» DIRECTIONS FOR THIS TASK: From the first line of the data down to and including the line with "ax = fig.add_axes([0.1494, 0.1602, 0.7795, 0.7832])", copy everything exactly, leaving out pictures.
----------------------------------------
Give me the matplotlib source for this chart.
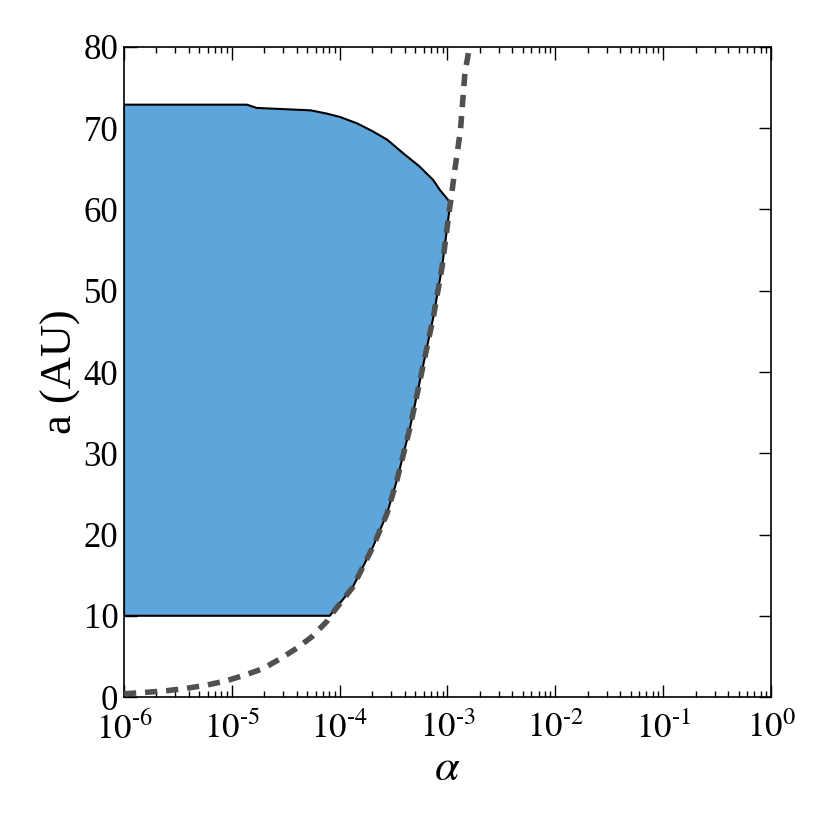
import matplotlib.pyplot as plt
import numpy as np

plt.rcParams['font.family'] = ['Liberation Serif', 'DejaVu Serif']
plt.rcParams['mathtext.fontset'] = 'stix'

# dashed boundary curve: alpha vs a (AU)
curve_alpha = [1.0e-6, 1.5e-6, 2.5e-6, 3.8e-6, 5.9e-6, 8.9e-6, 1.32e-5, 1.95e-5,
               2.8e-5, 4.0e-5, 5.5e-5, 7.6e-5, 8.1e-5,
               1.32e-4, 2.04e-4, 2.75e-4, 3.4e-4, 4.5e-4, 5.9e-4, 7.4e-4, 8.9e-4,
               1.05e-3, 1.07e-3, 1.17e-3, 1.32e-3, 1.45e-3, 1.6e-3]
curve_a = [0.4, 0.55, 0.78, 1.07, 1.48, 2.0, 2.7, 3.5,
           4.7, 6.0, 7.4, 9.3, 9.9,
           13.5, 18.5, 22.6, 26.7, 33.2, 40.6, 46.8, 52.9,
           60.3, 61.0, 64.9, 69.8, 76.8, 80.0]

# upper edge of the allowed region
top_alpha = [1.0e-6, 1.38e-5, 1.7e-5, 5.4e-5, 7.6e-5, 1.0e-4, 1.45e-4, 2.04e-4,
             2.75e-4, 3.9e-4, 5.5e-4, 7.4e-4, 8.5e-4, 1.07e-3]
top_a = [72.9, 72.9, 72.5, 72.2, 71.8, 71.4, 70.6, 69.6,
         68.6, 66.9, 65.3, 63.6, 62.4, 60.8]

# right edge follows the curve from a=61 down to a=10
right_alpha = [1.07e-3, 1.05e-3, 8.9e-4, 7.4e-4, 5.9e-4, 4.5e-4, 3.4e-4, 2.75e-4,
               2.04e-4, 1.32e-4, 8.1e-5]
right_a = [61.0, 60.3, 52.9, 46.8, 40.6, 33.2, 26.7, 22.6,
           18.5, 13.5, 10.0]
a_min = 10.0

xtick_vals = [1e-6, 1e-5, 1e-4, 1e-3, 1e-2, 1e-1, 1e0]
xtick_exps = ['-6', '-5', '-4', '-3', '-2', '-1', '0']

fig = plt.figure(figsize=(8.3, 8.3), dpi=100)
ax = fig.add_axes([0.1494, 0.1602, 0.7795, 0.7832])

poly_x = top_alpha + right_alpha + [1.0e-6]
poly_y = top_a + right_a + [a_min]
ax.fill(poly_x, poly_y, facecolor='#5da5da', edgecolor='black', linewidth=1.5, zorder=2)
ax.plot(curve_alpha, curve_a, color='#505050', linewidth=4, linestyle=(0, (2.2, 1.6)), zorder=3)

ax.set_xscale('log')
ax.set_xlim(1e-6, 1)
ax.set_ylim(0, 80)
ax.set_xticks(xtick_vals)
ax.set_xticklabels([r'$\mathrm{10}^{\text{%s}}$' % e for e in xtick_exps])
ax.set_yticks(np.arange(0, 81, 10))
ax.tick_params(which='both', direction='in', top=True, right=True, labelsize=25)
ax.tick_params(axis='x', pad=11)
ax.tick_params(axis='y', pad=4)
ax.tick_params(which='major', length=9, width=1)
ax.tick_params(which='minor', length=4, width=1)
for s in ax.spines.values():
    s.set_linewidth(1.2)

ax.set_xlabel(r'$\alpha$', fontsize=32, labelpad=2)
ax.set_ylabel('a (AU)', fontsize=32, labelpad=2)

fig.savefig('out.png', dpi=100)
----------------------------------------
» THE ANSWER:
Give me the matplotlib source for this chart.
import matplotlib.pyplot as plt
import numpy as np

plt.rcParams['font.family'] = ['Liberation Serif', 'DejaVu Serif']
plt.rcParams['mathtext.fontset'] = 'stix'

# dashed boundary curve: alpha vs a (AU)
curve_alpha = [1.0e-6, 1.5e-6, 2.5e-6, 3.8e-6, 5.9e-6, 8.9e-6, 1.32e-5, 1.95e-5,
               2.8e-5, 4.0e-5, 5.5e-5, 7.6e-5, 8.1e-5,
               1.32e-4, 2.04e-4, 2.75e-4, 3.4e-4, 4.5e-4, 5.9e-4, 7.4e-4, 8.9e-4,
               1.05e-3, 1.07e-3, 1.17e-3, 1.32e-3, 1.45e-3, 1.6e-3]
curve_a = [0.4, 0.55, 0.78, 1.07, 1.48, 2.0, 2.7, 3.5,
           4.7, 6.0, 7.4, 9.3, 9.9,
           13.5, 18.5, 22.6, 26.7, 33.2, 40.6, 46.8, 52.9,
           60.3, 61.0, 64.9, 69.8, 76.8, 80.0]

# upper edge of the allowed region
top_alpha = [1.0e-6, 1.38e-5, 1.7e-5, 5.4e-5, 7.6e-5, 1.0e-4, 1.45e-4, 2.04e-4,
             2.75e-4, 3.9e-4, 5.5e-4, 7.4e-4, 8.5e-4, 1.07e-3]
top_a = [72.9, 72.9, 72.5, 72.2, 71.8, 71.4, 70.6, 69.6,
         68.6, 66.9, 65.3, 63.6, 62.4, 60.8]

# right edge follows the curve from a=61 down to a=10
right_alpha = [1.07e-3, 1.05e-3, 8.9e-4, 7.4e-4, 5.9e-4, 4.5e-4, 3.4e-4, 2.75e-4,
               2.04e-4, 1.32e-4, 8.1e-5]
right_a = [61.0, 60.3, 52.9, 46.8, 40.6, 33.2, 26.7, 22.6,
           18.5, 13.5, 10.0]
a_min = 10.0

xtick_vals = [1e-6, 1e-5, 1e-4, 1e-3, 1e-2, 1e-1, 1e0]
xtick_exps = ['-6', '-5', '-4', '-3', '-2', '-1', '0']

fig = plt.figure(figsize=(8.3, 8.3), dpi=100)
ax = fig.add_axes([0.1494, 0.1602, 0.7795, 0.7832])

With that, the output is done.